Question 0: Transmittance Calculation¶
Question 1: Differentiable Volume Rendering¶
1.3: Ray Sampling¶
Ray Visualization (left), Grid Visualization (right)
1.4: Point Sampling¶
1.5: Volume Rendering¶
Question 2: Optimizing Implicit Volume¶
2.2: Loss and Training¶
Box center: (0.25, 0.25, 0.00)
Box side lengths: (2.01, 1.50, 1.50)
2.3: Visualization¶
Question 3: Optimizing Neural Radiance Field (NeRF)¶
Question 4: NeRF Extras (View Dependence)¶
Increasing view dependence inherently decreases generalization quality because the view dependence is closely coupled with the rays we obtain from the training images. Thus, when generalizing to views that are different from the training images, the view directions are much different and the network will have a harder time generating accurate renders for these views.
However, with view dependence, we now have more accurate results for training views and views very close to training (new view is close to train view in world space).
Question 5: Sphere Tracing¶
To implement this, I did the following:
- Set points to be the origins
- Set accumulated distances for all the points to 0
- While max iters hasn't elapsed
- I calculate the distances of each point to the closest implicit surface
- I set my mask to true if the absolute value of these distances is less than epsilon (1e-3)
- This means the ray has intersected the surface
- I add distances to accumulated distances
- I set points to origins + accumulated distances * directions
- I check if the points' z values are less than near or greater than far
- If all the points' z values are less than near OR greater than far, I break out of the loop
- Finally I return both points and the mask
Question 6: Optimizing Neural SDF¶
My MLP network was structured as follows:
The hidden dimension was 128
- The input is first preprocessed to get harmonic embedding
- The input is then passed through a linear layer (harmonic --> hidden) + ReLU
- The input is then passed through 5 linear layers (harmonic + hidden --> hidden) + ReLU
- The input is then passed through a linear layer (hidden --> hidden) + ReLU
- Finally the input is passed through an SDF head which is linear layer (128 --> 1)
Eikonal Loss:
Since we want our SDF to be valid, the norm of the gradients must be 1.

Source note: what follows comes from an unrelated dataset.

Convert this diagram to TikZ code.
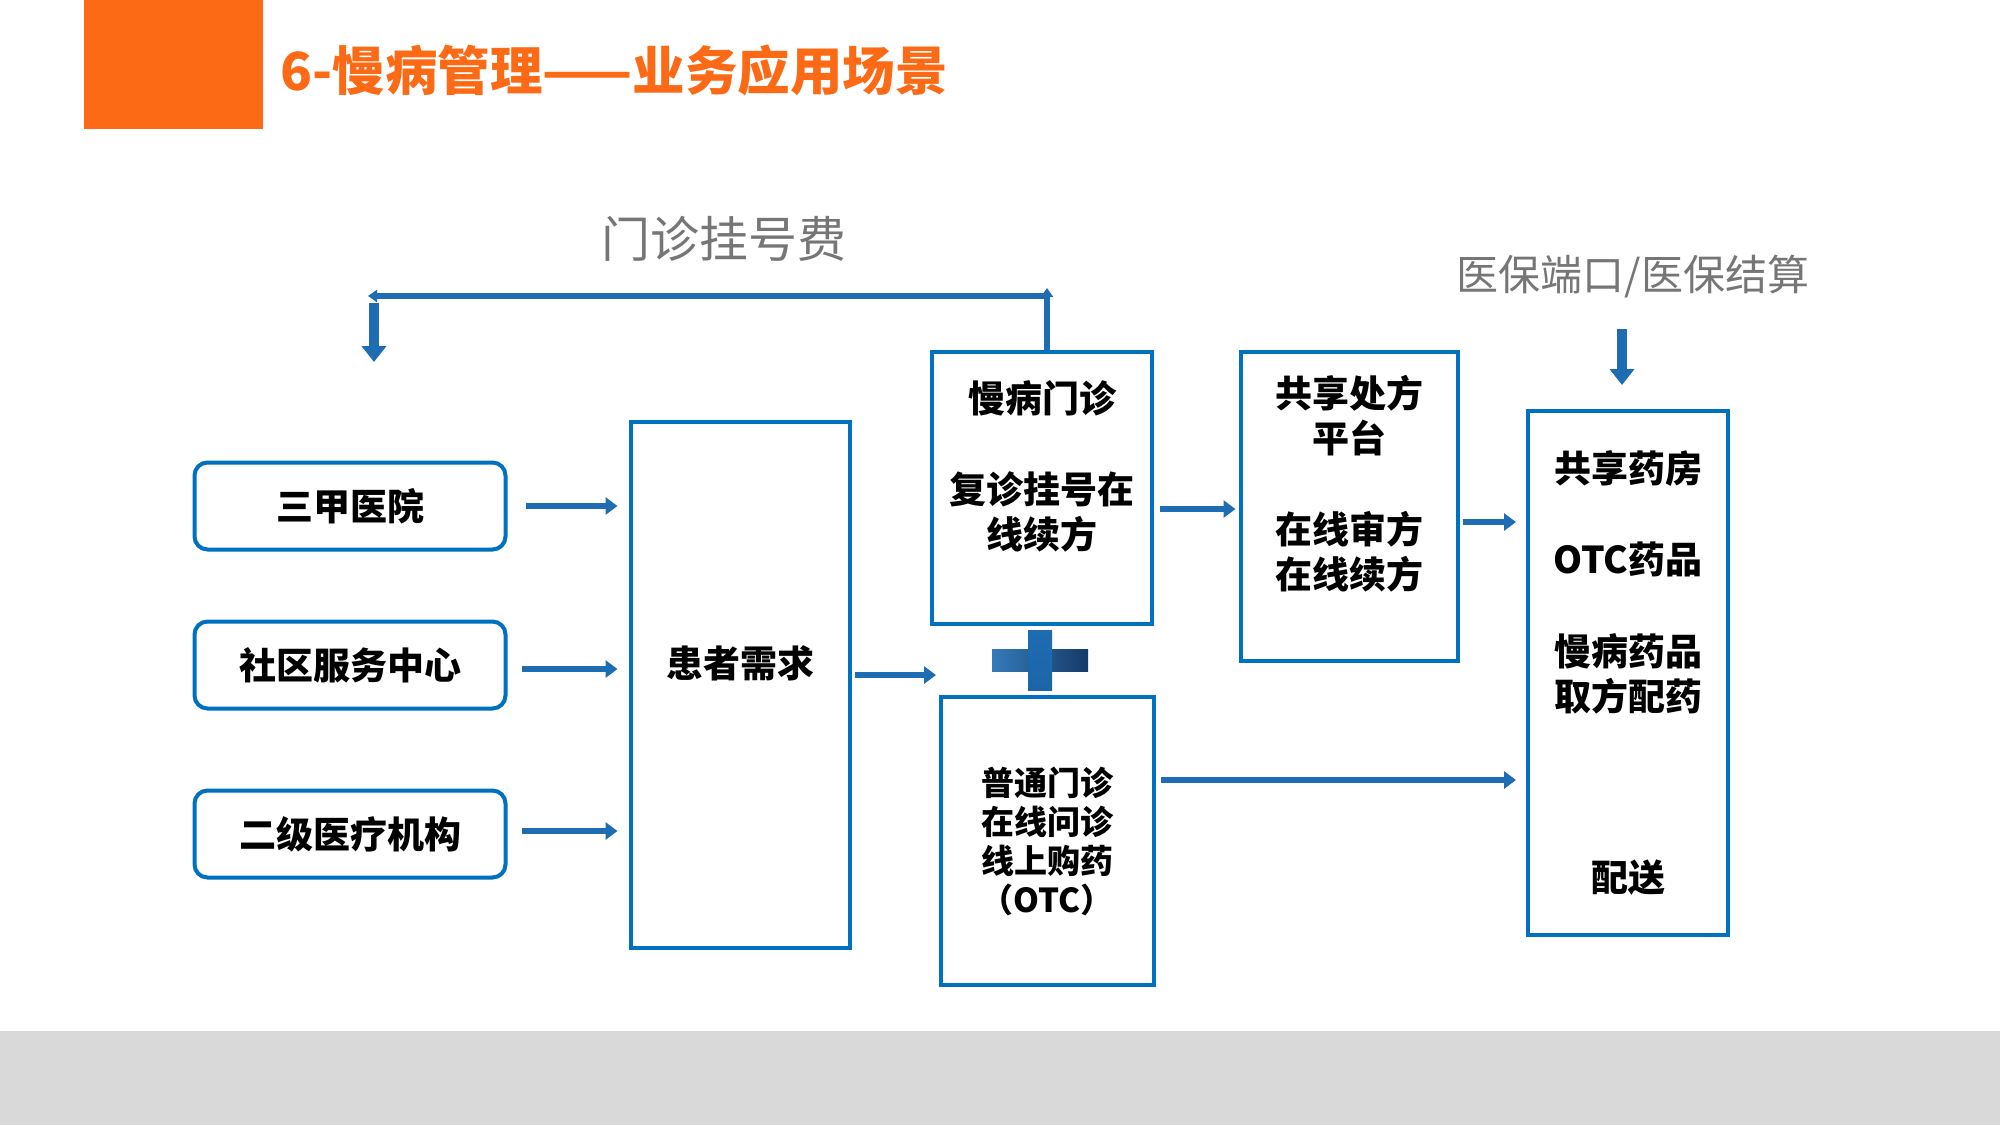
\documentclass[tikz,border=0pt]{standalone}
\usepackage{fontspec}
\setmainfont{Noto Sans CJK SC}
\usepackage{xcolor}
\usetikzlibrary{arrows.meta,positioning,calc}
\definecolor{boxblue}{RGB}{0,112,192}
\definecolor{arrowblue}{RGB}{30,108,178}
\definecolor{navy}{RGB}{22,58,104}
\definecolor{titleorange}{RGB}{252,106,22}
\definecolor{bandgray}{RGB}{217,217,217}
\definecolor{notegray}{RGB}{118,118,118}
\begin{document}
\begin{tikzpicture}[
x=1pt, y=-1pt,
hosp/.style={draw=boxblue, line width=4pt, rounded corners=13pt, minimum width=311pt, minimum height=87pt, align=center, font={\fontsize{37pt}{44pt}\selectfont\bfseries}},
tall/.style={draw=boxblue, line width=4pt, align=center, inner sep=0pt, font={\fontsize{37pt}{45pt}\selectfont\bfseries}},
note/.style={text=notegray, font={\fontsize{#1}{#1}\selectfont}},
arr/.style={-{Triangle[length=12pt,width=17pt]}, line width=6pt, arrowblue},
thinarr/.style={-{Triangle[length=9pt,width=12pt]}, line width=6pt, arrowblue},
bigarr/.style={-{Triangle[length=16pt,width=24pt]}, line width=10pt, arrowblue}
]
\useasboundingbox (0,0) rectangle (2000,1125);
\fill[white] (0,0) rectangle (2000,1125);
\fill[bandgray] (0,1031) rectangle (2000,1125);
\fill[titleorange] (84,0) rectangle (263,129);
\node[anchor=west, text=titleorange, font={\fontsize{52.5pt}{52pt}\selectfont\bfseries}] (title) at (277,70) {6-慢病管理——业务应用场景};

\node[hosp] (sanjia) at (350,506) {三甲医院};
\node[hosp] (shequ) at (350,665) {社区服务中心};
\node[hosp] (erji) at (350,834) {二级医疗机构};
\node[tall, minimum width=219pt, minimum height=526pt] (huanzhe) at (740,685) {患者需求\\[-12pt]\strut};
\node[tall, minimum width=220pt, minimum height=272pt] (manbing) at (1042,488) {慢病门诊\\\strut\\复诊挂号在\\线续方\\[-12pt]\strut};
\node[tall, minimum width=213pt, minimum height=288pt, font={\fontsize{33pt}{39pt}\selectfont\bfseries}] (putong) at (1047,841) {普通门诊\\在线问诊\\线上购药\\（OTC）};
\node[tall, minimum width=217pt, minimum height=309pt] (gongxiang) at (1349,506) {共享处方\\平台\\\strut\\在线审方\\在线续方\\[-10pt]\strut};
\node[tall, minimum width=200pt, minimum height=524pt] (yaofang) at (1628,673) {共享药房\\\strut\\OTC药品\\\strut\\慢病药品\\取方配药\\\strut\\\strut\\\strut\\配送};

\node[note=49pt] (guahao) at (724,239) {门诊挂号费};
\node[note=42pt] (yibao) at (1633,277) {医保端口/医保结算};

\shade[left color=arrowblue!90, right color=navy] (992,649) rectangle (1088,671);
\shade[top color=arrowblue, bottom color=arrowblue!85!navy] (1028,630) rectangle (1052,690);
\coordinate (plusin) at (936,675);
\coordinate (feeL) at (368,296);
\coordinate (feeR) at (1047,296);
\coordinate (regtop) at (374,303);
\coordinate (regbot) at (374,362);
\coordinate (ybtop) at (1622,329);

\draw[arr, shorten <=18pt, shorten >=11pt] (sanjia.east) -- (sanjia.east -| huanzhe.west);
\draw[arr, shorten <=14pt, shorten >=11pt] ([yshift=-4pt]shequ.east) -- ([yshift=-4pt]shequ.east -| huanzhe.west);
\draw[arr, shorten <=14pt, shorten >=11pt] ([yshift=3pt]erji.east) -- ([yshift=3pt]erji.east -| huanzhe.west);
\draw[arr, shorten <=3pt] (huanzhe.east |- plusin) -- (plusin);
\draw[arr, shorten <=6pt, shorten >=3pt] ([yshift=-21pt]manbing.east) -- ([yshift=-21pt]manbing.east -| gongxiang.west);
\draw[arr, shorten <=3pt, shorten >=10pt] ([yshift=-16pt]gongxiang.east) -- ([yshift=-16pt]gongxiang.east -| yaofang.west);
\draw[arr, shorten <=5pt, shorten >=10pt] ([yshift=61pt]putong.east) -- ([yshift=61pt]putong.east -| yaofang.west);
\draw[thinarr] (manbing.north -| feeR) -- ([yshift=8pt]feeR);
\draw[thinarr] (feeR) -- (feeL);
\draw[bigarr] (regtop) -- (regbot);
\draw[bigarr, shorten >=24pt] (ybtop) -- (ybtop |- yaofang.north);
\end{tikzpicture}
\end{document}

Thus eikonal loss is calculated as follows:
- Take norm of each gradient
- Square each norm
- Subtract 1 from each norm
- Take average of the subtraction
Question 7: VolSDF¶
What is Alpha and Beta:
Alpha is the total density of the object while beta is the smoothing of the cumulative density function near the surface of the object.
Effect of Beta:
A high beta increases the smoothing that occurs at the implicit surface. When beta becomes infinity, there's uniform density throughout the volume. A low beta decreases the smoothing that occurs at the implicit surface. When beta becomes infinity, we get back a step function where density becomes 1 immediately at the implicit surface.
SDF would be easier to train with volume rendering and high beta. With a high beta we have more smoothing so the SDF doesn't have to predict 0 exactly at the surface and 1 everywhere else.
We'd be moe likely to learn an accurate surface with low beta because there's more density concentrated at the actual implicit surface, leading to a more accurate surface representation.
I used the parameters alpha = 10 and beta = 0.03.
I started off with the defaults of alpha = 10 and beta = 0.05. Given the discussion above, I first tried decreasing beta to 0.01. At this point, I started getting NaNs in the training (not enough smoothing of the density). So then I chose a middlepoint of 0.03 and got good results.
I then tried varying alpha in both directions. I tried alpha 5 and alpha 15. With alpha 5, the inside details of the shape became more blurry. With alpha 15, there wasn't a noticeable difference.
Question 8: Neural Surface Extras: Fewer Training Views¶
I used a total of 20 views.
NeRF:
100 views
20 views
VolSDF: 100 views (L), 20 views (R)
For VolSDF, reducing the number of views did significantly reduce the fidelity of the implicit surface and the radiance field. It is a little hard to see since the images are small, but if you look at the bulldozer's blade, the 100-view version has clear separation between the spokes of the blade. The 20-view version instead blurs this separation. Also the back wheels of the bulldozer are completely blurred in the 20-view version.
We do see a similar difference between the outputs in VolSDF as compared to NeRF. In the NeRF case, for the 20 views, the entire bulldozer seems more smoothed. Also the entire back of the bulldozer is blurry while the back of the 100-view bulldozer is more crisp.
These findings don't present strong evidence that including geometry helps with the 3d representation. However, I did try with only 20 views. Maybe increasing the number of views to 30 or 40 would allow the geometry to better guide the final rendering. Also, I used random training images. Maybe doing a linspace would give better results since we'll have even views of all directions around the bulldozer.